What is qualitative research?
Qualitative research is all about language. That covers words, meanings and understanding. It’s used to describe why people feel the way they do, why they act in a certain way, what opinions they have and what motivates them. Qualitative research gives breadth, depth and context to questions, although its linguistic subtleties mean that results are trickier to analyse than quantitative data.
What is quantitative research?
Quantitative research is all about numbers. It gathers information that can be counted, measured, or rated numerically. It’s easy to ‘crunch the numbers’ of quantitative data and produce results visually in graphs, tables and on data analysis dashboards.
Differences between qualitative and quantitative research
|Gathered from focus groups, interviews, case studies, expert opinion, observation||Gathered from surveys, questionnaires, polls|
|Uses open-ended and open text questions||Uses closed-ended (yes/no) and multiple choice questions|
|Uses a ‘human touch’ to uncover and explore an issue (e.g. a customer complaint)||Cannot use a ‘human touch’ to interpret what people are thinking or feeling|
|Helps formulate a theory to be researched||Tests and confirms a formulated theory|
|Results are categorised, summarised and interpreted linguistically||Results are analysed mathematically and statistically|
|Results expressed as text||Results expressed as numbers, tables and graphs|
|Fewer respondents needed||Many respondents needed|
|Less suitable for scientific research||More suitable for scientific research as it is compatible with most standard statistical analysis methods|
|Harder to replicate||Easy to replicate|
|Less suitable for sensitive data: respondents may be biased, too familiar, or inclined to leak information||Ideal for sensitive data as it can be anonymised and secured|
Qualitative, quantitative or combined? Choose your research methods
Here’s how to decide which method to use:
- Qualitative research: use this to understand something – experience, problems, ideas. For example, you choose 100 supermarket loyalty card holders and survey them, asking open text questions, e.g. “How could we improve our store?” or “Were you able to find everything you came in for?” This research will pinpoint problems (a lack of trolleys, dirty toilets, poor stock control) that quantitative research will not.

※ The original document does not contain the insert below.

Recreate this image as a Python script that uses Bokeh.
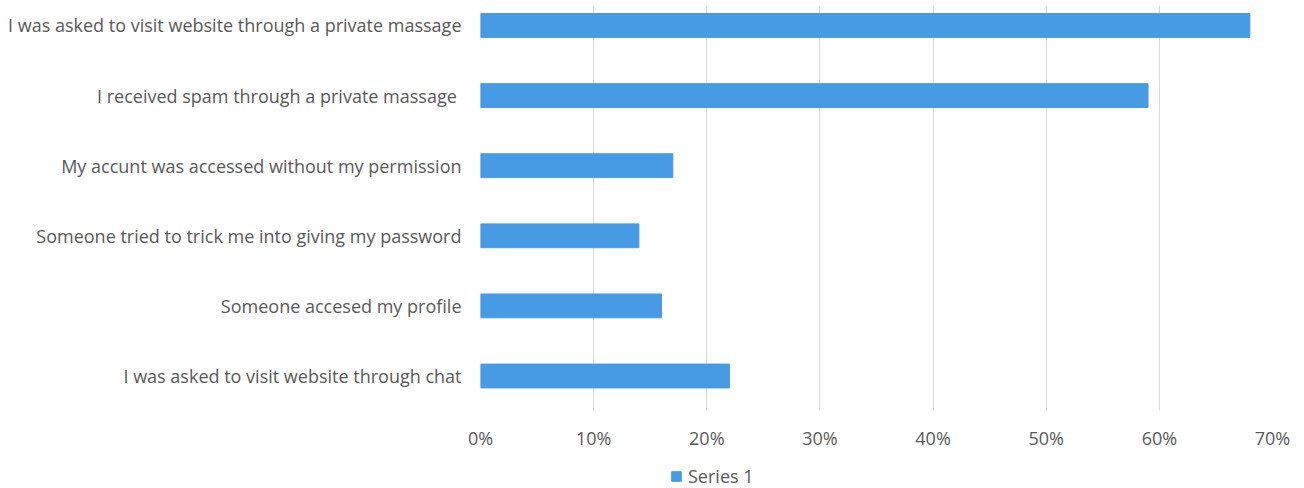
from bokeh.plotting import figure
from bokeh.layouts import column
from bokeh.models import FixedTicker, NumeralTickFormatter, Legend, LegendItem, ColumnDataSource, Range1d
from bokeh.embed import file_html
from bokeh.resources import INLINE

categories = [
    "I was asked to visit website through a private massage",
    "I  received spam through a private massage",
    "My accunt was accessed without my permission",
    "Someone tried to trick me into giving my password",
    "Someone accesed my profile",
    "I was asked to visit website through chat",
]
values = [0.68, 0.59, 0.17, 0.14, 0.16, 0.22]
x_ticks = [0.0, 0.1, 0.2, 0.3, 0.4, 0.5, 0.6, 0.7]
series_name = "Series 1"

n = len(categories)
ypos = [n - 1 - i for i in range(n)]
src = ColumnDataSource(dict(y=ypos, v=values, cat=categories))

FONT = "Open Sans"
TXT = "#595959"
BLUE = "#469BE4"

p = figure(width=1304, height=460, output_backend="svg", toolbar_location=None,
           x_range=Range1d(0, 0.70), y_range=Range1d(-0.492, 5.285),
           min_border_left=480, min_border_right=32, min_border_top=5, min_border_bottom=50)
p.outline_line_color = None
p.background_fill_color = "white"
p.border_fill_color = "white"

r = p.hbar(y="y", right="v", left=0, height=0.34, source=src, color=BLUE)

p.xaxis.ticker = FixedTicker(ticks=x_ticks)
p.xaxis.formatter = NumeralTickFormatter(format="0%")
p.yaxis.ticker = FixedTicker(ticks=ypos)
p.yaxis.major_label_overrides = {yy: c for yy, c in zip(ypos, categories)}

for ax in (p.xaxis, p.yaxis):
    ax.axis_line_color = None
    ax.major_tick_line_color = None
    ax.minor_tick_line_color = None
    ax.major_label_text_font = FONT
    ax.major_label_text_font_size = "18px"
    ax.major_label_text_color = TXT
p.xaxis.major_label_standoff = 9
p.yaxis.major_label_standoff = 13

p.xgrid.ticker = FixedTicker(ticks=x_ticks)
p.xgrid.grid_line_color = "#D9D9D9"
p.xgrid.grid_line_width = 1
p.ygrid.grid_line_color = None

# legend strip (frame is aligned with the main plot's frame by the column layout)
lg = figure(width=1304, height=28, output_backend="svg", toolbar_location=None,
            x_range=Range1d(0, 1), y_range=Range1d(0, 1),
            min_border_left=0, min_border_right=0, min_border_top=0, min_border_bottom=0)
lg.outline_line_color = None
lg.axis.visible = False
lg.grid.visible = False
# hidden proxy renderer (one series value placed outside the visible range) used only for the legend swatch
lr = lg.hbar(y=[-5], right=values[:1], left=0, height=0.5, color=BLUE)
legend = Legend(items=[LegendItem(label=series_name, renderers=[lr])],
                location=(190, 0), orientation="horizontal",
                glyph_width=12, glyph_height=12, label_standoff=6, padding=0, margin=0,
                spacing=0, border_line_color=None, background_fill_alpha=0,
                label_text_font=FONT, label_text_font_size="18px", label_text_color=TXT)
lg.add_layout(legend, "center")

layout = column(p, lg, spacing=0)
open("out.html", "w").write(file_html(layout, INLINE))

- Quantitative research: use this to test or confirm a theory or hypothesis. For example, you survey 400 loyalty card holders, asking them, “On a scale of 1-5, how happy are you with our store?” You analyse the numerical responses and conclude that the store has scored 4.5.
- Combined method: Use qualitative research to gain insights and propose a theory, then quantitative research to test it. Your surveys can include both multiple choice/closed questions and open text. For example, market research interviews with supermarket focus groups find that customers would like to be able to buy children’s clothes in store. The supermarket pilots a children’s clothing range. Targeted quantitative research reveals that those stores selling children’s clothes achieve higher customer satisfaction scores and a rise in profits for clothing.
Different survey question types
You have various options for question types. The usual ones are:
Net Promoter Score (NPS)
Radio buttons (respondents choose just one option)
Check boxes (respondents can choose multiple options)
There are fewer survey question options for collecting qualitative data. But with artificial intelligence programs that analyse open text, and turn qualitative data into quantitative for real-time statistical analysis, they are equally valuable:
Open text ‘Other’ box (can be used with multiple choice questions)
Text box (space for short written answer)
Essay box (space for longer, more detailed written answer)
Analysing survey data
Your survey data is in, now you need to interpret the results. Here’s what to do:
- First, clean your data: you need to sort valueless data such as incomplete surveys, disengaged or inconsistent respondents, and bots.
- Stick to your basic research questions: select the results that answer those questions.
- Make sure your data is representative: and large enough to give an accurate picture of your research sample.
- Cross-tabulate results to create individual tables for specific survey questions.
- Consider filtering out certain respondents: you may wish to exclude some demographics, or locations.
- Work out averages: the mean (average) number of respondents, mode (most common response) and median (the mid-range response), and run statistical analysis.
- Benchmark against previous results: you’ll be able to see improvements, changes and trends emerging.